Ce roman est une expérience littéraire qui broie le cœur ; il n’a rien à voir avec un
thriller malgré son intégration à la collection « Sueurs froides ». Temporellement situé vers
2049, il s’ancre cependant dans notre réalité puisque certains évènements historiques sont
évoqués. Ce qui domine, c’est la tristesse, un sentiment de révolte, d’injustice face à ces
femmes qui basculent de Charybde en Scylla. On s’indigne de voir ces pauvres âmes
déshumanisées, parquées dans une casse, qui n’est pas sans rappeler les camps de
concentration. La société se débarrasse de ses miséreux comme l’Allemagne nazie le faisait
pour les juifs, les homosexuels.
« La ville est construite comme ces villages de vacances qui s’étalent le long d’une
interminable route ovale, avec des dizaines de petites rues desservant les bungalows serrés
les uns contre les autres. Sauf qu’ici, les maisons sont remplacées par des voitures, et il n’y
a pas de plage. Mais il y a un barrage, un magnifique ouvrage d’art qui empêche que les
habitants s’enfuient- car l’envie les prend souvent, au début. Pour faciliter la surveillance
sans doute, la ville est encastrée dans le lit de la rivière, surplombée par ce barrage
hydraulique que tous savent être une barrière infranchissable. »
C’est un conte noir, dont l’univers de princesses abimées nous pousse à réfléchir à la
tolérance envers les laissés pour compte et aux extrémités auxquelles pourraient se livrer
certains gouvernements : fuir son pays est rarement un choix ludique. Ce roman remue
notre conscience ; le huis clos poignant qui ne cesse de s’aggraver au fil des pages, fait
naitre notre indignation face au sort réservé à ceux qui nous dérangent.

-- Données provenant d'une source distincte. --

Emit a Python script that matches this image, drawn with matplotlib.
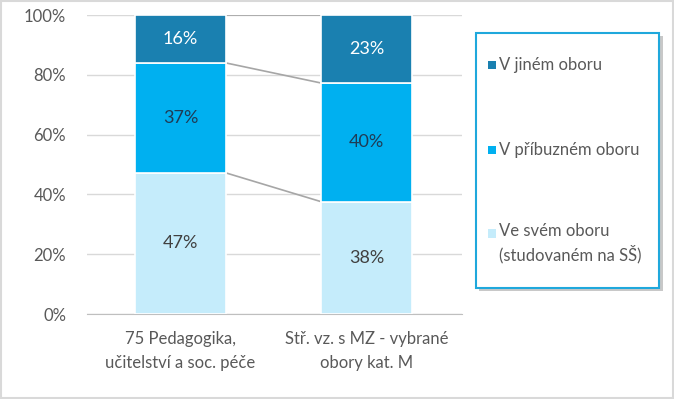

Si vous appréciez qu’un roman vous fasse réfléchir, n’hésitez pas, entrez dans l’univers de
Collette. Car, on discerne aussi une lueur d’espoir dans cette noirceur. Des femmes unies
mettent en commun leurs ressources et essaient d’échapper à cette déchetterie humaine ;
dans ce microcosme coupé du monde, survit cependant l’espoir en la solidarité humaine.